The first major hydpower project in Uganda was Owen Falls (nor called Nalubaale) power station on the west bank of the River Nile at Jinja. It was commissioned in 1954 and had ten 15 MW sets.

 

In January 1994 President Yoweri Museveni inaugurated work on a 200 MW station on the east bank of the Nile 5 km downstream of the Nalubaale dam. The station at Kiira was completed 10 years later.

 

In the late 1990’s consideration was being given to constructing another hydro station at Bujagali 9 km downstream of Kiira on a stretch of river associated with rapids,   with a head of 23 metres, and in 2001 Uganda entered into an agreement with an American company AES for the latter to undertake the project as a private sector initiative. However in 2003, while still planning the project, AES went insolvent in the aftermath of the Enron scandal in the US.

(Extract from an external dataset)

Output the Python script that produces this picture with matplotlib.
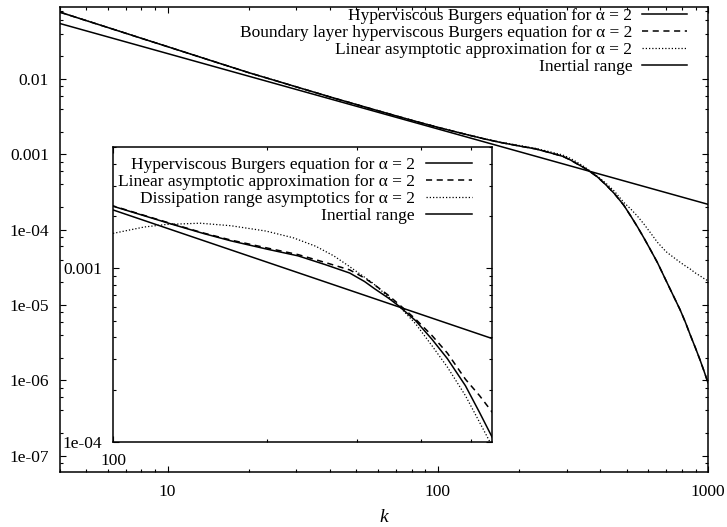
"""Hyperviscous Burgers spectrum with dissipation range inset (gnuplot look)."""

import matplotlib
matplotlib.use('Agg')
import matplotlib.pyplot as plt
from matplotlib.ticker import FixedLocator, FixedFormatter, LogLocator, NullFormatter

plt.rcParams.update({
    'font.family': ['Liberation Serif', 'DejaVu Serif'],
    'font.size': 12.5,
    'axes.linewidth': 1.1,
    'xtick.direction': 'in', 'ytick.direction': 'in',
    'xtick.top': True, 'ytick.right': True,
    'xtick.major.size': 4.5, 'ytick.major.size': 4.5,
    'xtick.minor.size': 2.3, 'ytick.minor.size': 2.3,
    'xtick.major.width': 0.8, 'ytick.major.width': 0.8,
    'xtick.minor.width': 0.8, 'ytick.minor.width': 0.8,
})

# wavenumbers and spectra
k = [4, 5, 6, 8, 10, 14, 20, 30, 40, 60, 80, 100, 115, 130, 150, 170, 200,
     230, 260, 290, 310, 325, 345, 362, 390, 420, 450, 488, 520, 550, 580,
     611, 650, 700, 745, 788, 825, 860, 900, 933, 966, 1000]
E_burgers = [0.0768, 0.0594, 0.0482, 0.0346, 0.0268, 0.0182, 0.0121, 0.00784,
             0.00576, 0.00379, 0.00283, 0.00228, 0.00201, 0.00180, 0.00159,
             0.00144, 0.00129, 0.00118, 0.00105, 9.4e-4, 8.4e-4, 7.6e-4,
             6.75e-4, 6.06e-4, 5.0e-4, 3.9e-4, 3.02e-4, 2.11e-4, 1.48e-4,
             1.07e-4, 7.7e-5, 5.5e-5, 3.66e-5, 2.1e-5, 1.32e-5, 8.7e-6,
             5.9e-6, 4.0e-6, 2.66e-6, 1.9e-6, 1.34e-6, 9.3e-7]
E_boundary = [0.0768, 0.0594, 0.0482, 0.0346, 0.0268, 0.0182, 0.0121, 0.00784,
              0.00576, 0.00379, 0.00283, 0.00228, 0.00201, 0.00180, 0.00159,
              0.00144, 0.00129, 0.00118, 0.00105, 9.4e-4, 8.4e-4, 7.6e-4,
              6.75e-4, 6.06e-4, 5.0e-4, 3.9e-4, 3.02e-4, 2.11e-4, 1.48e-4,
              1.07e-4, 7.7e-5, 5.5e-5, 3.66e-5, 2.1e-5, 1.32e-5, 8.7e-6,
              5.9e-6, 4.0e-6, 2.66e-6, 1.9e-6, 1.34e-6, 9.3e-7]
E_linear = [0.0768, 0.0594, 0.0482, 0.0346, 0.0268, 0.0182, 0.0121, 0.00784,
            0.00576, 0.00379, 0.00283, 0.00229, 0.00202, 0.00181, 0.00160,
            0.001455, 0.00131, 0.00120, 0.00108, 9.8e-4, 8.8e-4, 8.0e-4,
            7.0e-4, 6.2e-4, 5.1e-4, 4.1e-4, 3.25e-4, 2.3e-4, 1.85e-4,
            1.49e-4, 1.18e-4, 9.2e-5, 6.8e-5, 5.1e-5, 4.3e-5, 3.7e-5,
            3.3e-5, 3.0e-5, 2.65e-5, 2.45e-5, 2.25e-5, 2.1e-5]

# dissipation range asymptotics (inset only)
k_diss = [100, 115, 127, 148, 170, 199, 225, 249, 270, 289, 321, 362, 390,
          420, 450, 488, 520, 550]
E_diss = [1.59e-3, 1.73e-3, 1.79e-3, 1.82e-3, 1.76e-3, 1.64e-3, 1.50e-3,
          1.34e-3, 1.18e-3, 1.03e-3, 8.27e-4, 6.06e-4, 4.8e-4, 3.58e-4,
          2.7e-4, 1.85e-4, 1.3e-4, 9.5e-5]

# inertial range k^-1 line
k_inertial = [4, 1000]
E_inertial = [0.0543, 2.17e-4]

main_labels = ['Hyperviscous Burgers equation for \u03b1 = 2',
               'Boundary layer hyperviscous Burgers equation for \u03b1 = 2',
               'Linear asymptotic approximation for \u03b1 = 2',
               'Inertial range']
inset_labels = ['Hyperviscous Burgers equation for \u03b1 = 2',
                'Linear asymptotic approximation for \u03b1 = 2',
                'Dissipation range asymptotics for \u03b1 = 2',
                'Inertial range']

y_major = [1e-2, 1e-3, 1e-4, 1e-5, 1e-6, 1e-7]
y_major_labels = ['0.01', '0.001', '1e-04', '1e-05', '1e-06', '1e-07']
x_major = [10, 100, 1000]
x_major_labels = ['10', '100', '1000']
yi_major = [1e-3, 1e-4]
yi_major_labels = ['0.001', '1e-04']
xi_major = [100]
xi_major_labels = ['100']

lw = 1.1
dash = (0, (4, 3))
dot = (0, (1, 1.6))

fig = plt.figure(figsize=(7.27, 5.27), dpi=100)
ax = fig.add_axes([60 / 727, 55 / 527, 648 / 727, 465 / 527])

ax.plot(k, E_burgers, color='black', lw=lw, label=main_labels[0])
ax.plot(k, E_boundary, color='black', lw=lw, linestyle=dash, label=main_labels[1])
ax.plot(k, E_linear, color='black', lw=0.9, linestyle=dot, label=main_labels[2])
ax.plot(k_inertial, E_inertial, color='black', lw=lw, label=main_labels[3])

ax.set_xscale('log')
ax.set_yscale('log')
ax.set_xlim(4, 1000)
ax.set_ylim(6.1e-8, 0.09)
ax.xaxis.set_major_locator(FixedLocator(x_major))
ax.xaxis.set_major_formatter(FixedFormatter(x_major_labels))
ax.xaxis.set_minor_locator(LogLocator(subs=range(2, 10), numticks=20))
ax.xaxis.set_minor_formatter(NullFormatter())
ax.yaxis.set_major_locator(FixedLocator(y_major))
ax.yaxis.set_major_formatter(FixedFormatter(y_major_labels))
# gnuplot thins the minor tics on the short decades of the main y axis
ax.yaxis.set_minor_locator(LogLocator(subs=(2, 4, 6, 8), numticks=20))
ax.yaxis.set_minor_formatter(NullFormatter())
ax.tick_params(axis='y', which='major', pad=8)
ax.tick_params(axis='x', which='major', pad=9)
ax.set_xlabel('k', style='italic', fontsize=14, labelpad=6)

ax.legend(loc='upper right', frameon=False, markerfirst=False,
          handlelength=2.6, handletextpad=0.55, labelspacing=0.04,
          borderpad=0, borderaxespad=0, bbox_to_anchor=(0.9676, 0.998))

# inset
axi = fig.add_axes([113 / 727, 85 / 527, 379 / 727, 295 / 527])
axi.plot(k, E_burgers, color='black', lw=lw, label=inset_labels[0])
axi.plot(k, E_linear, color='black', lw=lw, linestyle=dash, label=inset_labels[1])
axi.plot(k_diss, E_diss, color='black', lw=0.9, linestyle=dot, label=inset_labels[2])
axi.plot(k_inertial, E_inertial, color='black', lw=lw, label=inset_labels[3])

axi.set_xscale('log')
axi.set_yscale('log')
axi.set_xlim(100, 550)
axi.set_ylim(1e-4, 5e-3)
axi.xaxis.set_major_locator(FixedLocator(xi_major))
axi.xaxis.set_major_formatter(FixedFormatter(xi_major_labels))
axi.xaxis.set_minor_locator(LogLocator(subs=range(2, 10), numticks=20))
axi.xaxis.set_minor_formatter(NullFormatter())
axi.yaxis.set_major_locator(FixedLocator(yi_major))
axi.yaxis.set_major_formatter(FixedFormatter(yi_major_labels))
axi.yaxis.set_minor_locator(LogLocator(subs=range(2, 10), numticks=20))
axi.yaxis.set_minor_formatter(NullFormatter())
axi.tick_params(axis='y', which='major', pad=8)
axi.tick_params(axis='x', which='major', pad=8)

axi.legend(loc='upper right', frameon=False, markerfirst=False,
           handlelength=2.65, handletextpad=0.65, labelspacing=0.05,
           borderpad=0, borderaxespad=0, bbox_to_anchor=(0.947, 0.968))

fig.savefig('out.png', dpi=100)
plt.close(fig)
print("[OK] out.png")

It was only in 2006 the Bujagali project resumed and after a submission of tenders, Bujagali Energy Limited was formed. This is a consortium comprising the American company Sithe Global and Kenyan Industrial Promotion Services. The consortium provided some US$190 million of the required US$860 million funding into with the remainder sourced in the form of loans from the World Bank, the European Investment Bank and the African Development Bank. The hydroelectric scheme accounts for US$800 million of that funding, with another US$60mmillion being used to build a 100 km long transmission line associated with the project.

In July 2008 the chosen contractor, Italian company Salini, started construction of Bujagali on a limited basis while the remaining funds for the project were being sourced. The government decided to avoid further delays if all the funding could not be obtained, it would chip in and make up the shortfall. At the end of 2008 with funding in place Bujagali Energy Limited gave full notice to proceed with the project.

The first five 50 MW units are due to be commissioned in October 2011. The final unit is due for commissioning in April 2012. When Bujagali comes on line it will allow Uganda to make up a 160 MW shortfall in supply and also enable it to retire some 100 MW of expensive generation   in the form of 50 MW of Aggreko gensetsin Uganda which use fuel oil.   

The next hydro project in Uganda is likely to be the 650 MW Karuma project   which has a commission target date of 2017 estimated to cost some US$2.2 billion.